Мне книга была тем более интересна, еще в студенческие годы в Москве 1917—18 годов я тесно сошелся с одной из групп молодых актеров, учеников Станиславского. Из других книг, прочитанных мною в той камере, мне запомнилась работа итальянского генерала Доута о стратегии воздушного боя. Было в библиотеке и много переводной английской и французской литературы. Я не сдержал своего удивления и спросил своих соседей, откуда столько книг. Они мне объяснили, что после смещения Ежова заключенные получили доступ к очень хорошей и обширной тюремной библиотеке, скомплектованной в основном из книг, реквизированных после революции у буржуазии. Каждый заключенный имел право получить до шести книг на десять дней. Однако в библиотеке не было книг на иностранных языках и политической литературы, даже трудов Маркса и Ленина нельзя было получить, — политика. Особенно популярной была работа де Голля, не бывшего в то время еще политическим деятелем, о стратегии танкового боя; она буквально зачитывалась до дыр, переходя из камеры в камеру. Я с удивлением обнаружил, что советский интеллектуал более его западных или польских коллег склонен мыслить глобальными политическими и военными категориями.

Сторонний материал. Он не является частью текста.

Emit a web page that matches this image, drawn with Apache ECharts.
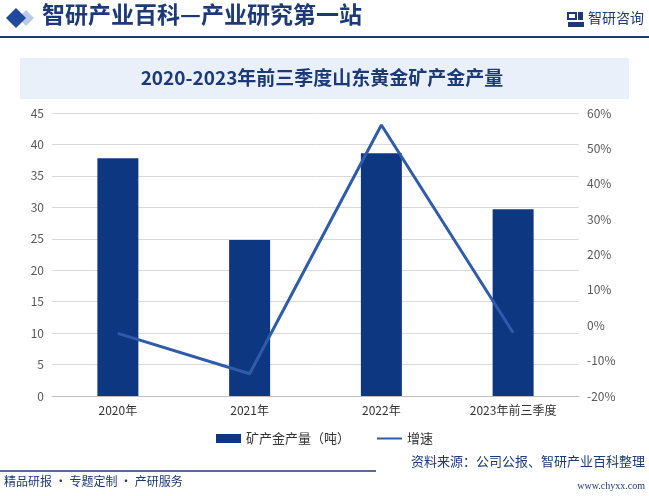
<!DOCTYPE html>
<html><head><meta charset="utf-8">
<script src="https://cdn.jsdelivr.net/npm/echarts@6/dist/echarts.min.js"></script>
<style>html,body{margin:0;padding:0;background:#fff}#c{width:649px;height:496px}</style>
</head><body><div id="c"></div>
<script>
var categories = ['2020年', '2021年', '2022年', '2023年前三季度'];
var production = [37.8, 24.8, 38.6, 29.7];
var growth = [-2.3, -13.7, 56.6, -2.1];
var leftTicks = {min: 0, max: 45, interval: 5};
var rightTicks = {min: -20, max: 60, interval: 10};

var chart = echarts.init(document.getElementById('c'));
var font = '"Noto Sans CJK SC", "Noto Sans", sans-serif';
chart.setOption({
  animation: false,
  backgroundColor: '#fff',
  textStyle: {fontFamily: font},
  graphic: [
    {type: 'polygon', shape: {points: [[6,18],[16,8],[26,18],[16,28]]}, style: {fill: '#1f4a9c'}},
    {type: 'polygon', shape: {points: [[18,18],[26,10],[34,18],[26,26]]}, style: {fill: '#b9c9e6'}, z: -1},
    {type: 'text', left: 42, top: 3, style: {text: '智研产业百科—产业研究第一站', fontSize: 23, fontWeight: 'bold', fill: '#1c3a78', fontFamily: font}},
    {type: 'rect', shape: {x: 568, y: 13, width: 8, height: 6}, style: {fill: 'none', stroke: '#1c3a78', lineWidth: 2}},
    {type: 'rect', shape: {x: 568, y: 22, width: 16, height: 5}, style: {fill: '#1c3a78'}},
    {type: 'rect', shape: {x: 578, y: 12, width: 5, height: 8}, style: {fill: '#1c3a78'}},
    {type: 'text', left: 588, top: 11, style: {text: '智研咨询', fontSize: 14, fill: '#1c3a78', fontFamily: font}},
    {type: 'line', shape: {x1: 0, y1: 37, x2: 649, y2: 37}, style: {stroke: '#1c3a78', lineWidth: 2}},
    {type: 'rect', shape: {x: 20, y: 58, width: 609, height: 41}, style: {fill: '#e9f0fa'}},
    {type: 'text', x: 322, y: 78, style: {text: '2020-2023年前三季度山东黄金矿产金产量', fontSize: 19, fontWeight: 'bold', fill: '#1c3a78', align: 'center', verticalAlign: 'middle', fontFamily: font}},
    {type: 'line', shape: {x1: 0, y1: 471, x2: 376, y2: 471}, style: {stroke: '#1c3a78', lineWidth: 1.5}},
    {type: 'text', left: 4, top: 475, style: {text: '精品研报 · 专题定制 · 产研服务', fontSize: 12, fill: '#1c3a78', fontFamily: font}},
    {type: 'text', right: 4, top: 455, style: {text: '资料来源：公司公报、智研产业百科整理', fontSize: 13, fill: '#1c3a78', fontFamily: font}},
    {type: 'text', right: 4, top: 481, style: {text: 'www.chyxx.com', fontSize: 10, fill: '#1c3a78', fontFamily: '"Liberation Serif", serif'}}
  ],
  legend: {
    bottom: 46, left: 'center', itemGap: 26,
    itemWidth: 25, itemHeight: 9,
    textStyle: {fontSize: 13, color: '#333'},
    data: [{name: '矿产金产量（吨）', icon: 'rect'}, {name: '增速', itemStyle: {opacity: 0}}]
  },
  grid: {left: 52, right: 70, top: 113, bottom: 100},
  xAxis: {
    type: 'category', data: categories,
    axisLine: {lineStyle: {color: '#bfbfbf'}},
    axisTick: {show: false},
    axisLabel: {color: '#333', fontSize: 12, margin: 8}
  },
  yAxis: [
    {type: 'value', min: leftTicks.min, max: leftTicks.max, interval: leftTicks.interval,
     axisLabel: {color: '#595959', fontSize: 12},
     splitLine: {lineStyle: {color: '#d9d9d9'}}, axisLine: {show: false}},
    {type: 'value', min: rightTicks.min, max: rightTicks.max, interval: rightTicks.interval,
     axisLabel: {color: '#595959', fontSize: 12, formatter: '{value}%'},
     splitLine: {show: false}, axisLine: {show: false}}
  ],
  series: [
    {name: '矿产金产量（吨）', type: 'bar', data: production, barWidth: 41, itemStyle: {color: '#0e3782'}},
    {name: '增速', type: 'line', yAxisIndex: 1, data: growth, symbol: 'none', lineStyle: {width: 3, color: '#2f5bab'}, itemStyle: {color: '#2f5bab'}}
  ]
});
</script></body></html>
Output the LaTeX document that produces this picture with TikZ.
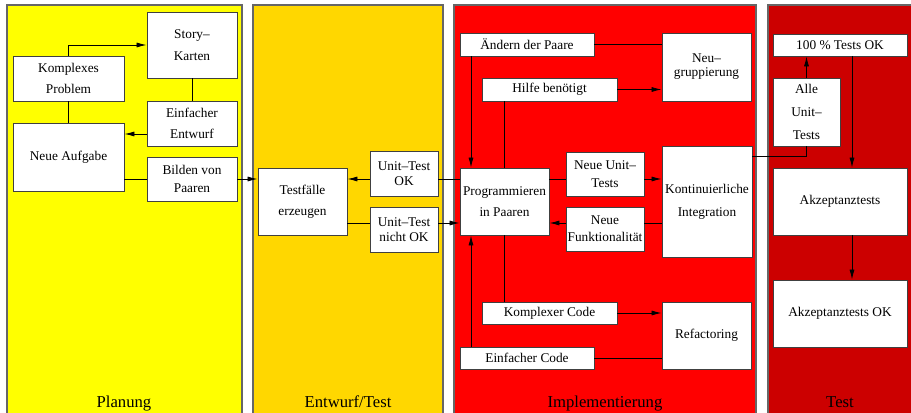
\documentclass[tikz,border=0pt]{standalone}
\usepackage{fontspec}
\setmainfont{Liberation Serif}
\usetikzlibrary{arrows.meta}

\definecolor{planY}{RGB}{255,255,0}
\definecolor{designG}{RGB}{255,215,0}
\definecolor{implR}{RGB}{255,0,0}
\definecolor{testR}{RGB}{204,0,0}

\tikzset{
  phase/.style={draw=black!60, line width=0.9pt},
  box/.style={draw=black!75, fill=white, line width=0.7pt, inner sep=0pt,
    align=center, font=\fontsize{10}{12}\selectfont},
  phaselabel/.style={anchor=base, font=\fontsize{12.5}{14}\selectfont},
  link/.style={draw=black, line width=0.6pt},
  arr/.style={link, -{Latex[length=7.5pt,width=3.8pt]}},
}

% \procbox{name}{left}{top}{right}{bottom}{text}: a white box spanning the given corners
\newcommand\procbox[6]{%
  \node[box, minimum width={(#4-#2)*0.75pt}, minimum height={(#5-#3)*0.75pt}]
    (#1) at ({(#2+#4)/2},{(#3+#5)/2}) {#6};}

\begin{document}
\begin{tikzpicture}[x=0.75pt, y=-0.75pt]
\useasboundingbox (0,0) rectangle (911,413);
\fill[white] (0,0) rectangle (911,413);

% phase columns
\filldraw[phase, fill=planY]   (7,5)   rectangle (242,416);
\filldraw[phase, fill=designG] (253,5) rectangle (443,416);
\filldraw[phase, fill=implR]   (454,5) rectangle (756,416);
\filldraw[phase, fill=testR]   (768,5) rectangle (916,416);

\node[phaselabel] (lplan)  at (124,407) {Planung};
\node[phaselabel] (ldes)   at (348,407) {Entwurf/Test};
\node[phaselabel] (limpl)  at (605,407) {Implementierung};
\node[phaselabel] (ltest)  at (840,407) {Test};

% helper coordinates for connector rows and columns
\coordinate (rowA) at (0,179);
\coordinate (rowB) at (0,223);
\coordinate (rowE) at (0,134);
\coordinate (rowK) at (0,156);
\coordinate (rowC) at (0,358);
\coordinate (colL) at (471,0);
\coordinate (colR) at (504,0);
\coordinate (colT) at (852,0);

% Planung
\procbox{story}{147}{12}{237}{78}{Story--\\[4pt]Karten}
\procbox{komplex}{13}{56}{124}{101}{Komplexes\\[3.5pt]Problem}
\procbox{entwurf}{147}{101}{237}{146}{Einfacher\\[4pt]Entwurf}
\procbox{aufgabe}{13}{123}{124}{191}{Neue Aufgabe}
\procbox{bilden}{147}{157}{237}{201}{Bilden von\\[1.5pt]Paaren}

% Entwurf/Test
\procbox{testf}{258}{168}{347}{235}{Testfälle\\[4pt]erzeugen}
\procbox{utok}{370}{151}{438}{196}{Unit--Test\\[-0.5pt]OK}
\procbox{utnok}{370}{207}{438}{252}{Unit--Test\\[-0.5pt]nicht OK}

% Implementierung
\procbox{aendern}{460}{33}{594}{56}{Ändern der Paare}
\procbox{hilfe}{482}{78}{617}{101}{Hilfe benötigt}
\procbox{neugr}{662}{33}{751}{101}{Neu--\\[-1.5pt]gruppierung}
\procbox{prog}{460}{168}{549}{235}{Programmieren\\[4pt]in Paaren}
\procbox{nut}{566}{152}{644}{196}{Neue Unit--\\[1pt]Tests}
\procbox{nfunk}{566}{207}{644}{251}{Neue\\[1pt]Funktionalität}
\procbox{ki}{662}{146}{752}{257}{Kontinuierliche\\[5pt]Integration}
\procbox{kcode}{482}{302}{617}{324}{Komplexer Code}
\procbox{ecode}{460}{347}{594}{369}{Einfacher Code}
\procbox{refac}{662}{302}{751}{369}{Refactoring}

% Test
\procbox{hundert}{773}{34}{907}{56}{100 \% Tests OK}
\procbox{alle}{773}{78}{840}{146}{Alle\\[5pt]Unit--\\[5pt]Tests}
\procbox{akz}{773}{168}{907}{235}{Akzeptanztests}
\procbox{akzok}{773}{280}{907}{347}{Akzeptanztests OK}

% Planung connectors
\draw[arr]  (komplex.north) |- (story.west);
\draw[link] (komplex.south) -- (aufgabe.north);
\draw[link] (story.south) -- (entwurf.north);
\draw[arr]  (entwurf.west |- rowE) -- (aufgabe.east |- rowE);
\draw[link] (aufgabe.east |- bilden.west) -- (bilden.west);
\draw[arr]  (bilden.east) -- (testf.west |- bilden.east);

% Entwurf/Test connectors
\draw[link] (prog.west |- rowA) -- (utok.east |- rowA);
\draw[arr]  (utok.west |- rowA) -- (testf.east |- rowA);
\draw[link] (testf.east |- rowB) -- (utnok.west |- rowB);
\draw[arr]  (utnok.east |- rowB) -- (prog.west |- rowB);

% Implementierung connectors
\draw[link] (aendern.east) -- (neugr.west |- aendern.east);
\draw[arr]  (hilfe.east) -- (neugr.west |- hilfe.east);
\draw[arr]  (aendern.south -| colL) -- (prog.north -| colL);
\draw[link] (hilfe.south -| colR) -- (prog.north -| colR);
\draw[link] (prog.south -| colR) -- (kcode.north -| colR);
\draw[arr]  (ecode.north -| colL) -- (prog.south -| colL);
\draw[link] (prog.east |- rowA) -- (nut.west |- rowA);
\draw[arr]  (nut.east |- rowA) -- (ki.west |- rowA);
\draw[link] (ki.west |- rowB) -- (nfunk.east |- rowB);
\draw[arr]  (nfunk.west |- rowB) -- (prog.east |- rowB);
\draw[arr]  (kcode.east) -- (refac.west |- kcode.east);
\draw[link] (refac.west |- rowC) -- (ecode.east |- rowC);

% Test connectors
\draw[link] (ki.east |- rowK) -| (alle.south);
\draw[arr]  (alle.north) -- (hundert.south -| alle.north);
\draw[arr]  (hundert.south -| colT) -- (akz.north -| colT);
\draw[arr]  (akz.south -| colT) -- (akzok.north -| colT);
\end{tikzpicture}
\end{document}
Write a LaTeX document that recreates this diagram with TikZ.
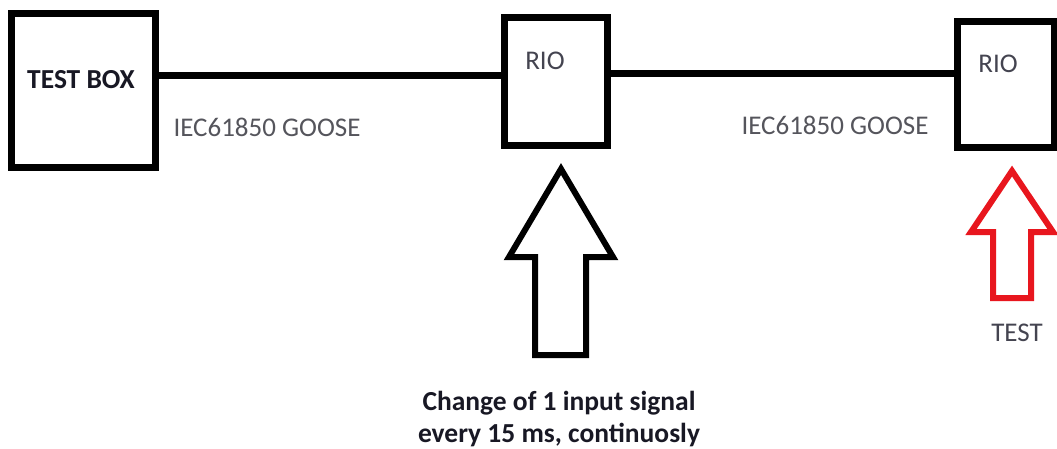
\documentclass[tikz,border=0pt]{standalone}
\usepackage{fontspec}
\setmainfont{Carlito}
\definecolor{labgray}{RGB}{85,85,92}
\definecolor{riogray}{RGB}{68,68,80}
\definecolor{dark}{RGB}{24,24,36}
\definecolor{arrred}{RGB}{232,22,30}
\tikzset{
  box/.style={draw=black, line width=7pt, rectangle, inner sep=0pt, fill=white},
  wire/.style={draw=black, line width=7pt},
  txt/.style={inner sep=0pt, font=\fontsize{27}{32}\selectfont},
  boldtxt/.style={inner sep=0pt, font=\fontsize{27.5}{32}\selectfont\bfseries},
  blockarrow/.style={line width=6pt, line join=miter, miter limit=10},
}
\begin{document}
\begin{tikzpicture}[x=1pt,y=-1pt]
\useasboundingbox[fill=white] (0,0) rectangle (1057,448);
% boxes
\node[box, minimum width=143.5pt, minimum height=153.5pt] (tb) at (83.25,90.25) {};
\node[box, minimum width=103.5pt, minimum height=128pt] (rio1) at (555.75,81.5) {};
\node[box, minimum width=97pt, minimum height=125.5pt] (rio2) at (1005.5,84.25) {};
% box texts
\node[boldtxt, text=dark] (tbtext) at (81,80) {TEST BOX};
\node[txt, text=riogray] (rio1text) at (545,61) {RIO};
\node[txt, text=riogray] (rio2text) at (998,64) {RIO};
% connectors
\draw[wire] (tb.east |- 0,75) -- (rio1.west |- 0,75);
\draw[wire] (rio1.east |- 0,73) -- (rio2.west |- 0,73);
% connector labels
\node[txt, text=labgray] (goose1) at (267,127) {IEC61850 GOOSE};
\node[txt, text=labgray] (goose2) at (835,125) {IEC61850 GOOSE};
% black block arrow
\draw[blockarrow, draw=black] (561,169) -- (613,257) -- (586,257) -- (586,355) -- (535,355) -- (535,257) -- (509,257) -- cycle;
% red block arrow
\draw[blockarrow, draw=arrred] (1012,171) -- (1053,232) -- (1031,232) -- (1031,298) -- (993,298) -- (993,232) -- (971,232) -- cycle;
% bottom texts
\node[txt, text=riogray] (testlbl) at (1017,333) {TEST};
\node[boldtxt, text=dark, align=center] (change) at (559,419) {Change of 1 input signal\\every 15 ms, continuosly};
\end{tikzpicture}
\end{document}
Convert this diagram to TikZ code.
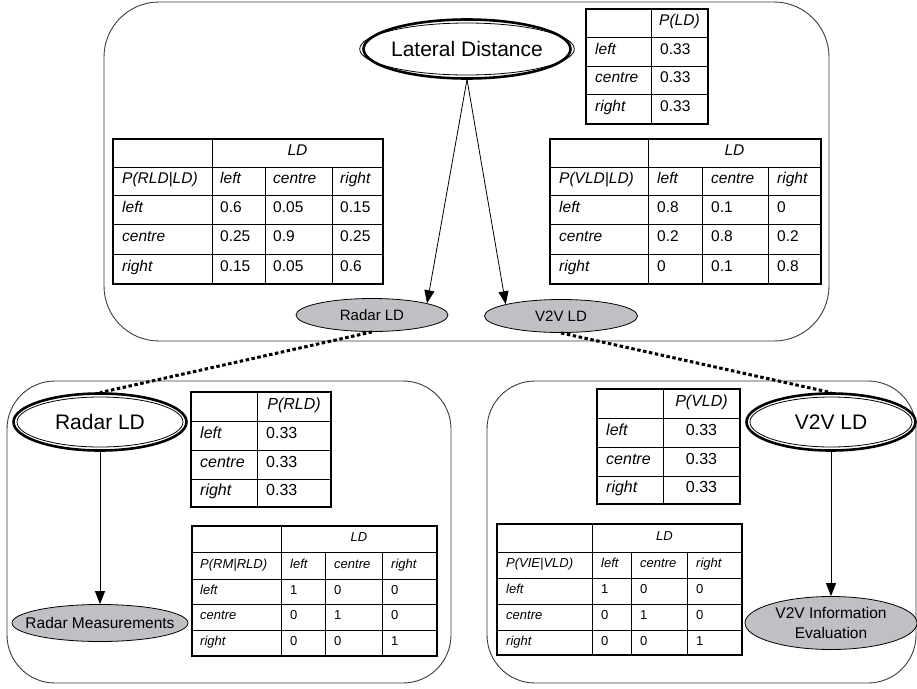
\documentclass[tikz,border=0pt]{standalone}
\usepackage{fontspec}
\setmainfont{Liberation Sans}
\usetikzlibrary{shapes.geometric,arrows.meta}
\definecolor{nodegray}{RGB}{192,192,196}
\definecolor{boxline}{RGB}{60,60,60}
\tikzset{
  panel/.style={draw=boxline, line width=0.9pt},
  bigvar/.style={ellipse, draw, line width=0.8pt, inner sep=0pt, font=\fontsize{21}{25}\selectfont},
  obsvar/.style={ellipse, draw, fill=nodegray, line width=0.8pt, inner sep=0pt},
  edge/.style={line width=0.8pt, -{Triangle[length=13pt,width=10pt]}},
  link/.style={line width=3pt, dash pattern=on 3.5pt off 2.5pt},
  outerring/.style={line width=2.6pt},
  gridline/.style={line width=0.7pt},
  frame/.style={line width=2.6pt},
  lab/.style={anchor=mid west, inner sep=0pt, font=\fontsize{#1}{#1}\selectfont\itshape},
  num/.style={anchor=mid west, inner sep=0pt, font=\fontsize{#1}{#1}\selectfont},
  labc/.style={anchor=mid, inner sep=0pt, font=\fontsize{#1}{#1}\selectfont\itshape},
  numc/.style={anchor=mid, inner sep=0pt, font=\fontsize{#1}{#1}\selectfont},
}
\begin{document}
\begin{tikzpicture}[x=1pt,y=-1pt]
\useasboundingbox (0,0) rectangle (917,688);

% panels
\draw[panel, rounded corners=55pt] (104,2) rectangle (829,341);
\draw[panel, rounded corners=48pt] (7,381) rectangle (451,683);
\draw[panel, rounded corners=48pt] (487,381) rectangle (916,683);

% ---------- T1 : P(LD)
\draw[gridline] (586,37) -- (708,37) (586,66) -- (708,66) (586,94) -- (708,94) (651,9) -- (651,124);
\draw[frame] (586,9) rectangle (708,124);
\node[lab=15.5] (a0) at (659,23) {P(LD)};
\foreach \yy/\t [count=\i] in {51.5/left, 80/centre, 109/right}{
  \node[lab=15.5] (a\i l) at (595,\yy) {\t};
  \node[num=15.5] (a\i v) at (660,\yy) {0.33};
}

% ---------- T2 : P(RLD|LD)
\draw[gridline] (113,167) -- (383,167) (113,195) -- (383,195) (113,224) -- (383,224) (113,254) -- (383,254)
  (212,139) -- (212,284) (265,167) -- (265,284) (332,167) -- (332,284);
\draw[frame] (113,139) rectangle (383,284);
\node[labc=15.5] (b0) at (297.5,153) {LD};
\foreach \xx/\t [count=\i] in {122/P(RLD|LD), 220/left, 273/centre, 340/right}
  \node[lab=15.5] (b1\i) at (\xx,181) {\t};
\node[lab=15.5] (b2l) at (122,209.5) {left};
\foreach \xx/\t [count=\i] in {220/0.6, 273/0.05, 340/0.15}
  \node[num=15.5] (b2\i) at (\xx,209.5) {\t};
\node[lab=15.5] (b3l) at (122,239) {centre};
\foreach \xx/\t [count=\i] in {220/0.25, 273/0.9, 340/0.25}
  \node[num=15.5] (b3\i) at (\xx,239) {\t};
\node[lab=15.5] (b4l) at (122,269) {right};
\foreach \xx/\t [count=\i] in {220/0.15, 273/0.05, 340/0.6}
  \node[num=15.5] (b4\i) at (\xx,269) {\t};

% ---------- T3 : P(VLD|LD)
\draw[gridline] (550,167) -- (821,167) (550,195) -- (821,195) (550,224) -- (821,224) (550,254) -- (821,254)
  (648,139) -- (648,284) (702,167) -- (702,284) (768,167) -- (768,284);
\draw[frame] (550,139) rectangle (821,284);
\node[labc=15.5] (c0) at (734.5,153) {LD};
\foreach \xx/\t [count=\i] in {559/P(VLD|LD), 657/left, 711/centre, 777/right}
  \node[lab=15.5] (c1\i) at (\xx,181) {\t};
\node[lab=15.5] (c2l) at (559,209.5) {left};
\foreach \xx/\t [count=\i] in {657/0.8, 711/0.1, 777/0}
  \node[num=15.5] (c2\i) at (\xx,209.5) {\t};
\node[lab=15.5] (c3l) at (559,239) {centre};
\foreach \xx/\t [count=\i] in {657/0.2, 711/0.8, 777/0.2}
  \node[num=15.5] (c3\i) at (\xx,239) {\t};
\node[lab=15.5] (c4l) at (559,269) {right};
\foreach \xx/\t [count=\i] in {657/0, 711/0.1, 777/0.8}
  \node[num=15.5] (c4\i) at (\xx,269) {\t};

% ---------- T4 : P(RLD)
\draw[gridline] (191,421) -- (331,421) (191,450) -- (331,450) (191,479) -- (331,479) (257,392) -- (257,507);
\draw[frame] (191,392) rectangle (331,507);
\node[labc=16] (d0) at (294,406.5) {P(RLD)};
\foreach \yy/\t [count=\i] in {435.5/left, 464.5/centre, 493/right}{
  \node[lab=16] (d\i l) at (200,\yy) {\t};
  \node[num=16] (d\i v) at (266,\yy) {0.33};
}

% ---------- T5 : P(RM|RLD)
\draw[gridline] (192,552) -- (437,552) (192,579) -- (437,579) (192,604) -- (437,604) (192,630) -- (437,630)
  (281,526) -- (281,656) (325,552) -- (325,656) (382,552) -- (382,656);
\draw[frame] (192,526) rectangle (437,656);
\node[labc=13] (e0) at (359,539) {LD};
\foreach \xx/\t [count=\i] in {200/P(RM|RLD), 290/left, 334/centre, 391/right}
  \node[lab=13] (e1\i) at (\xx,565.5) {\t};
\node[lab=13] (e2l) at (200,591.5) {left};
\foreach \xx/\t [count=\i] in {290/1, 334/0, 391/0}
  \node[num=13] (e2\i) at (\xx,591.5) {\t};
\node[lab=13] (e3l) at (200,617) {centre};
\foreach \xx/\t [count=\i] in {290/0, 334/1, 391/0}
  \node[num=13] (e3\i) at (\xx,617) {\t};
\node[lab=13] (e4l) at (200,643) {right};
\foreach \xx/\t [count=\i] in {290/0, 334/0, 391/1}
  \node[num=13] (e4\i) at (\xx,643) {\t};

% ---------- T6 : P(VLD)
\draw[gridline] (597,418) -- (740,418) (597,447) -- (740,447) (597,476) -- (740,476) (663,389) -- (663,504);
\draw[frame] (597,389) rectangle (740,504);
\node[labc=16] (f0) at (701.5,403.5) {P(VLD)};
\foreach \yy/\t [count=\i] in {432.5/left, 461.5/centre, 490/right}{
  \node[lab=16] (f\i l) at (606,\yy) {\t};
  \node[numc=16] (f\i v) at (701.5,\yy) {0.33};
}

% ---------- T7 : P(VIE|VLD)
\draw[gridline] (497,552) -- (742,552) (497,578) -- (742,578) (497,604) -- (742,604) (497,630) -- (742,630)
  (592,524) -- (592,655) (631,552) -- (631,655) (687,552) -- (687,655);
\draw[frame] (497,524) rectangle (742,655);
\node[labc=13] (g0) at (664.5,538) {LD};
\foreach \xx/\t [count=\i] in {506/P(VIE|VLD), 601/left, 640/centre, 696/right}
  \node[lab=13] (g1\i) at (\xx,565) {\t};
\node[lab=13] (g2l) at (506,591) {left};
\foreach \xx/\t [count=\i] in {601/1, 640/0, 696/0}
  \node[num=13] (g2\i) at (\xx,591) {\t};
\node[lab=13] (g3l) at (506,617) {centre};
\foreach \xx/\t [count=\i] in {601/0, 640/1, 696/0}
  \node[num=13] (g3\i) at (\xx,617) {\t};
\node[lab=13] (g4l) at (506,642.5) {right};
\foreach \xx/\t [count=\i] in {601/0, 640/0, 696/1}
  \node[num=13] (g4\i) at (\xx,642.5) {\t};

% ---------- nodes
\node[bigvar, minimum width=200pt, minimum height=52pt] (LD) at (467,49) {Lateral Distance};
\draw[outerring] (LD.center) ellipse [x radius=103.5pt, y radius=29.5pt];

\node[obsvar, minimum width=152pt, minimum height=33pt, font=\fontsize{15}{18}\selectfont] (rsmall) at (372,315) {Radar LD};
\node[obsvar, minimum width=153pt, minimum height=33pt, font=\fontsize{15}{18}\selectfont] (vsmall) at (561,316) {V2V LD};

\node[bigvar, minimum width=166pt, minimum height=50pt] (rbig) at (100,422) {Radar LD};
\draw[outerring] (rbig.center) ellipse [x radius=86.5pt, y radius=28.5pt];
\node[bigvar, minimum width=162pt, minimum height=50pt] (vbig) at (831,422) {V2V LD};
\draw[outerring] (vbig.center) ellipse [x radius=84.5pt, y radius=28.5pt];

\node[obsvar, minimum width=176pt, minimum height=37pt,
  label={[font=\fontsize{15.5}{19}\selectfont]center:Radar Measurements}] (rm) at (100,623) {};
\node[obsvar, minimum width=172pt, minimum height=53pt,
  label={[align=center, font=\fontsize{15.5}{20}\selectfont]center:V2V Information\\Evaluation}] (vie) at (831,623) {};

% ---------- connectors
\draw[edge] ([yshift=-4pt]LD.south) -- (rsmall.12);
\draw[edge] ([yshift=-4pt]LD.south) -- (vsmall.168);
\draw[edge] ([yshift=-4pt]rbig.south) -- (rm.north);
\draw[edge] ([yshift=-4pt]vbig.south) -- (vie.north);
\draw[link] (rsmall.south) -- ([yshift=4pt]rbig.north);
\draw[link] (vsmall.south) -- ([yshift=4pt]vbig.north);
\end{tikzpicture}
\end{document}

В камере № 41 мне суждено было пробыть чуть больше восьми месяцев, до тех самых пор, когда на горизонте замаячил призрак надвигающейся советско-германской войны. За это время состав нашей камеры часто менялся — одни приходили, другие уходили. Через нее прошли представители многих профессий и социальных слоев советского общества: были и инженеры, и администраторы производств, три студента, бывших секретарями парткомов своих факультетов, один государственный функционер высокого ранга, очень понравившийся мне своим анализом международного положения. Да и по национальному составу это было довольно пестрое общество. Тут побывали представители почти всех неславянских национальностей: грузины, татары, армяне, литовцы, эстонцы. Но не было ни одного крестьянина — я их потом много встречал в лагерях, и ни одного рабочего от станка. Лубянка была учреждением, прежде всего, для представителей среднего и высшего советских общественных классов и для тех, кого Милован Джилас назвал «новым классом». И каждый из них делился своим горем, рассказывал о себе, о своей жизни. Если бы я сейчас мог вспомнить все эти беседы, какая бы получилась интересная книга о «новом классе» и его проблемах во время Великой Отечественной войны!